___ Data block

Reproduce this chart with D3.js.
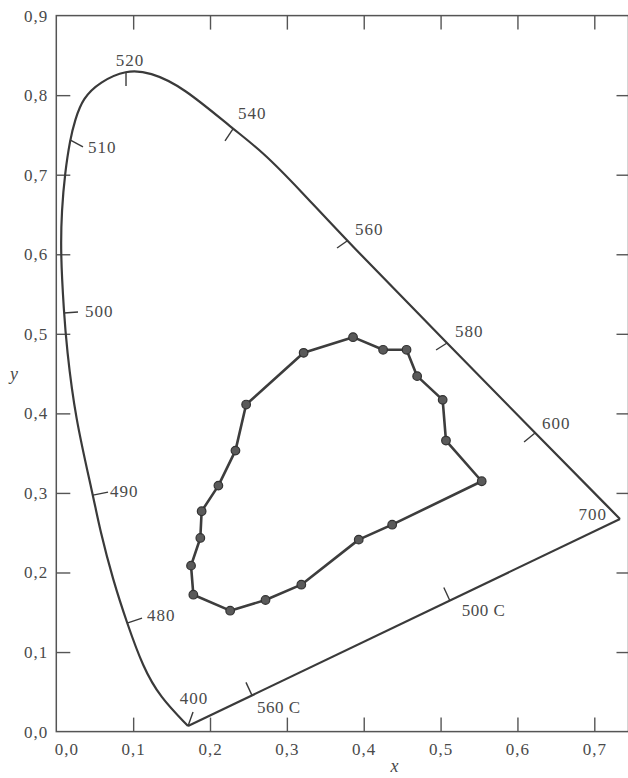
<!DOCTYPE html>
<html><head><meta charset="utf-8">
<script src="https://cdn.jsdelivr.net/npm/d3@7"></script>
<style>
html,body{margin:0;padding:0;background:#fff;}
svg{display:block;}
text{font-family:"Liberation Serif","Times New Roman",serif;fill:#4a4a4a;}
</style></head>
<body>
<svg id="chart" width="628" height="778"></svg>
<script>
// ---- data (chromaticity coordinates) ----
// spectral locus, from 400 nm round to 700 nm
const locusX = [0.1714, 0.1349, 0.1128, 0.0920, 0.0738, 0.0568, 0.0478, 0.0244, 0.0135, 0.0100, 0.0055, 0.0070, 0.0113, 0.0178, 0.0243, 0.0347, 0.0568, 0.0907, 0.1219, 0.1648, 0.2299, 0.2689, 0.3171, 0.3783, 0.5084, 0.6229, 0.7334];
const locusY = [0.0070, 0.0434, 0.0811, 0.1364, 0.1905, 0.2533, 0.2973, 0.3954, 0.4834, 0.5261, 0.6016, 0.6556, 0.7022, 0.7437, 0.7688, 0.7965, 0.8166, 0.8317, 0.8291, 0.8103, 0.7575, 0.7286, 0.6808, 0.6167, 0.4885, 0.3754, 0.2673];
// labelled wavelengths on the locus
const waveNm = [400, 480, 490, 500, 510, 520, 540, 560, 580, 600, 700];
const waveX = [0.1714, 0.0920, 0.0478, 0.0100, 0.0178, 0.0907, 0.2299, 0.3783, 0.5084, 0.6229, 0.7334];
const waveY = [0.0070, 0.1364, 0.2973, 0.5261, 0.7437, 0.8290, 0.7575, 0.6167, 0.4885, 0.3754, 0.2673];
// complementary wavelengths on the purple line
const purpleLabels = ["560 C", "500 C"];
const purpleX = [0.2546, 0.512];
// measured sample loop
const sampleX = [0.5535, 0.507, 0.5027, 0.4695, 0.4557, 0.4252, 0.3861, 0.3218, 0.247, 0.2331, 0.2109, 0.1891, 0.1874, 0.1753, 0.1783, 0.2262, 0.2722, 0.3188, 0.3935, 0.437];
const sampleY = [0.3147, 0.3658, 0.417, 0.4468, 0.4799, 0.4799, 0.4958, 0.4761, 0.4111, 0.3532, 0.3092, 0.277, 0.2434, 0.2086, 0.1721, 0.152, 0.1654, 0.1847, 0.2413, 0.2601];
// axis ticks
const xTicks = [0, 0.1, 0.2, 0.3, 0.4, 0.5, 0.6, 0.7];
const yTicks = [0, 0.1, 0.2, 0.3, 0.4, 0.5, 0.6, 0.7, 0.8, 0.9];

// ---- layout for annotations (pixel offsets from the point) ----
const waveLayout = {
  400: {tick: [5, -14], text: [6, -26], anchor: "middle"},
  480: {tick: [15, -5], text: [20, -6], anchor: "start"},
  490: {tick: [15, -3], text: [17, -2], anchor: "start"},
  500: {tick: [14, -1], text: [21, 0], anchor: "start"},
  510: {tick: [13, 7], text: [18, 9], anchor: "start"},
  520: {tick: [0, 14], text: [4, -10], anchor: "middle"},
  540: {tick: [-8, 12], text: [5, -14], anchor: "start"},
  560: {tick: [-10, 7], text: [8, -10], anchor: "start"},
  580: {tick: [-11, 7], text: [8, -10], anchor: "start"},
  600: {tick: [-11, 9], text: [7, -8], anchor: "start"},
  700: {tick: null, text: [-13, -3], anchor: "end"}
};
const purpleLayout = [{tick: [-6, -13], text: [5, 14]}, {tick: [-6, -13], text: [12, 12]}];

const fmt = d => d3.format(".1f")(d).replace(".", ",");

const svg = d3.select("#chart");
const x = d3.scaleLinear().domain([0, 0.7445]).range([56.3, 628.5]);
const y = d3.scaleLinear().domain([0, 0.9]).range([731.6, 15.6]);
const ink = "#3a3a3a";

// frame
svg.append("rect")
  .attr("x", x(0)).attr("y", y(0.9))
  .attr("width", x(0.7445) - x(0)).attr("height", y(0) - y(0.9))
  .attr("fill", "none").attr("stroke", "#555").attr("stroke-width", 1.5);

// axes
const axStyle = g => {
  g.select(".domain").remove();
  g.selectAll("line").attr("stroke", "#555").attr("stroke-width", 1.4);
  g.selectAll("text").attr("font-size", 17).attr("letter-spacing", 1)
    .attr("fill", "#4a4a4a").attr("font-family", '"Liberation Serif", serif');
};
const gB = svg.append("g").attr("transform", `translate(0,${y(0)})`)
  .call(d3.axisBottom(x).tickValues(xTicks).tickFormat(fmt).tickSize(-14).tickPadding(11))
  .call(axStyle);
gB.selectAll(".tick").filter(d => d === 0).select("line").remove();
gB.selectAll(".tick").filter(d => d === 0).select("text").attr("x", 10);

svg.append("g").attr("transform", `translate(0,${y(0.9)})`)
  .call(d3.axisTop(x).tickValues(xTicks.filter(d => d > 0)).tickFormat("").tickSize(-14))
  .call(axStyle);

const gL = svg.append("g").attr("transform", `translate(${x(0)},0)`)
  .call(d3.axisLeft(y).tickValues(yTicks).tickFormat(fmt).tickSize(-14).tickPadding(8))
  .call(axStyle);
gL.selectAll(".tick").filter(d => d === 0 || d === 0.9).select("line").remove();

svg.append("g").attr("transform", `translate(${x(0.7445)},0)`)
  .call(d3.axisRight(y).tickValues(yTicks.filter(d => d > 0 && d < 0.9)).tickFormat("").tickSize(-12))
  .call(axStyle);

// axis titles
svg.append("text").attr("x", 14).attr("y", 380).attr("text-anchor", "middle")
  .attr("font-size", 18).attr("font-style", "italic").text("y");
svg.append("text").attr("x", x(0.44)).attr("y", 772).attr("text-anchor", "middle")
  .attr("font-size", 18).attr("font-style", "italic").text("x");

// spectral locus
const locus = locusX.map((d, i) => [d, locusY[i]]);
svg.append("path")
  .attr("d", d3.line().x(d => x(d[0])).y(d => y(d[1])).curve(d3.curveBasis)(locus))
  .attr("fill", "none").attr("stroke", ink).attr("stroke-width", 2.2).attr("stroke-linejoin", "round");
// purple line
const p0 = locus[0], p1 = locus[locus.length - 1];
svg.append("line")
  .attr("x1", x(p0[0])).attr("y1", y(p0[1])).attr("x2", x(p1[0])).attr("y2", y(p1[1]))
  .attr("stroke", ink).attr("stroke-width", 2.2);

// wavelength ticks and labels
waveNm.forEach((nm, i) => {
  const px = x(waveX[i]), py = y(waveY[i]);
  const L = waveLayout[nm];
  if (L.tick) {
    svg.append("line").attr("x1", px).attr("y1", py)
      .attr("x2", px + L.tick[0]).attr("y2", py + L.tick[1])
      .attr("stroke", ink).attr("stroke-width", 1.4);
  }
  svg.append("text").attr("x", px + L.text[0]).attr("y", py + L.text[1])
    .attr("dominant-baseline", "middle").attr("text-anchor", L.anchor)
    .attr("font-size", 17).attr("letter-spacing", 1).text(nm);
});

// purple-line ticks
const purpleY = xv => p0[1] + (xv - p0[0]) * (p1[1] - p0[1]) / (p1[0] - p0[0]);
purpleLabels.forEach((lab, i) => {
  const px = x(purpleX[i]), py = y(purpleY(purpleX[i]));
  const L = purpleLayout[i];
  svg.append("line").attr("x1", px).attr("y1", py)
    .attr("x2", px + L.tick[0]).attr("y2", py + L.tick[1])
    .attr("stroke", ink).attr("stroke-width", 1.4);
  svg.append("text").attr("x", px + L.text[0]).attr("y", py + L.text[1])
    .attr("dominant-baseline", "middle").attr("text-anchor", "start")
    .attr("font-size", 17).attr("letter-spacing", 0.5).text(lab);
});

// sample loop
const samples = sampleX.map((d, i) => [d, sampleY[i]]);
svg.append("path")
  .attr("d", d3.line().x(d => x(d[0])).y(d => y(d[1])).curve(d3.curveLinearClosed)(samples))
  .attr("fill", "none").attr("stroke", "#3d3d3d").attr("stroke-width", 2.6).attr("stroke-linejoin", "round");
svg.selectAll("circle.s").data(samples).enter().append("circle")
  .attr("class", "s")
  .attr("cx", d => x(d[0])).attr("cy", d => y(d[1])).attr("r", 4.3)
  .attr("fill", "#5a5a5a").attr("stroke", "#333").attr("stroke-width", 1.2);
</script>
</body></html>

______

→ **Written instruction**: Select the lines in this material that hold the word "chart", leaving none out.

→ **Response to this exercise**:
Reproduce this chart with D3.js.
<svg id="chart" width="628" height="778"></svg>
const svg = d3.select("#chart");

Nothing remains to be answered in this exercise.